What you need to do
Starting with the first line below, extract each line through the one that contains "from bokeh.resources import INLINE", inclusive, excluding pictures.

>> BEGIN Data lines

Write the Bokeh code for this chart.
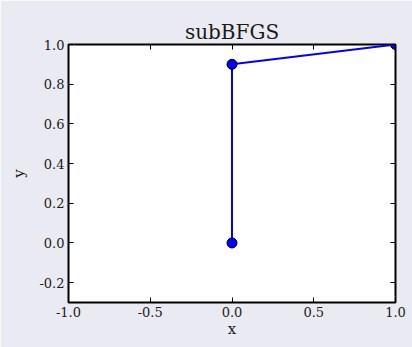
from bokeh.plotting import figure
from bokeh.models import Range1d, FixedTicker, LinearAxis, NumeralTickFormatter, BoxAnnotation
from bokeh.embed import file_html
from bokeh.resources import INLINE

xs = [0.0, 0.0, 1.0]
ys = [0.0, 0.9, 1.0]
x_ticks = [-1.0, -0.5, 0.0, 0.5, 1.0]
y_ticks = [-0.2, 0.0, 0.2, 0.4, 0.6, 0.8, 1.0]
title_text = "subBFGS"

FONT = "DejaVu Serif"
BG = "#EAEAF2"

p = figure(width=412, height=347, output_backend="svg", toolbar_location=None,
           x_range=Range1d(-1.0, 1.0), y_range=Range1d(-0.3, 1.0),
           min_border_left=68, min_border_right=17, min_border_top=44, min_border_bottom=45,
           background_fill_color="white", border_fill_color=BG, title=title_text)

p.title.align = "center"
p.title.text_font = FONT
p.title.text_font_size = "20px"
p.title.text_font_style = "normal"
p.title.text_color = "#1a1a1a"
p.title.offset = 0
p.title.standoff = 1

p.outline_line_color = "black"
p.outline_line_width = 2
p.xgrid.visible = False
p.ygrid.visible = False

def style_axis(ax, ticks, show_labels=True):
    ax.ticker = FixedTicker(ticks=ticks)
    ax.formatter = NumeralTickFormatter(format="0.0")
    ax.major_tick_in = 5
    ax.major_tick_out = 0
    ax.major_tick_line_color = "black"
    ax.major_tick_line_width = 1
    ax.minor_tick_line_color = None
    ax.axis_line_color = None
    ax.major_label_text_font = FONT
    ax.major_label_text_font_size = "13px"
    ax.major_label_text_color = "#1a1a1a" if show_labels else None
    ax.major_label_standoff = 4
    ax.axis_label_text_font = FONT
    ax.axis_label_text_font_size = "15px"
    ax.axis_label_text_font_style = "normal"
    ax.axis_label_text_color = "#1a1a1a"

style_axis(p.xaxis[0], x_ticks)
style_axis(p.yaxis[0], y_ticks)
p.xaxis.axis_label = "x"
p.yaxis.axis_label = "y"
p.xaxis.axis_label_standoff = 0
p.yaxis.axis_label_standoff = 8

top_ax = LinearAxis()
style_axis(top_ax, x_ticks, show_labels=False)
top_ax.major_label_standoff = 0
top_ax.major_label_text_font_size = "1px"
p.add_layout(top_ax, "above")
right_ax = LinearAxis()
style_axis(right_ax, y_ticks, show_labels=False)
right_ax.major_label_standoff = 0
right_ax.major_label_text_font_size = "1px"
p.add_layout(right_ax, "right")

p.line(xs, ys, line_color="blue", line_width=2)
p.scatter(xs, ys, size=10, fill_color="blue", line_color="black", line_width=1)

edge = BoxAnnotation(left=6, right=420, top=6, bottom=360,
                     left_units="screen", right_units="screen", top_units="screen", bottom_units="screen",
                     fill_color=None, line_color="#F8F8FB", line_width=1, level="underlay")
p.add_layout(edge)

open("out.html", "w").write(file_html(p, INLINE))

>> END Data lines

Expected output
Write the Bokeh code for this chart.
from bokeh.plotting import figure
from bokeh.models import Range1d, FixedTicker, LinearAxis, NumeralTickFormatter, BoxAnnotation
from bokeh.embed import file_html
from bokeh.resources import INLINE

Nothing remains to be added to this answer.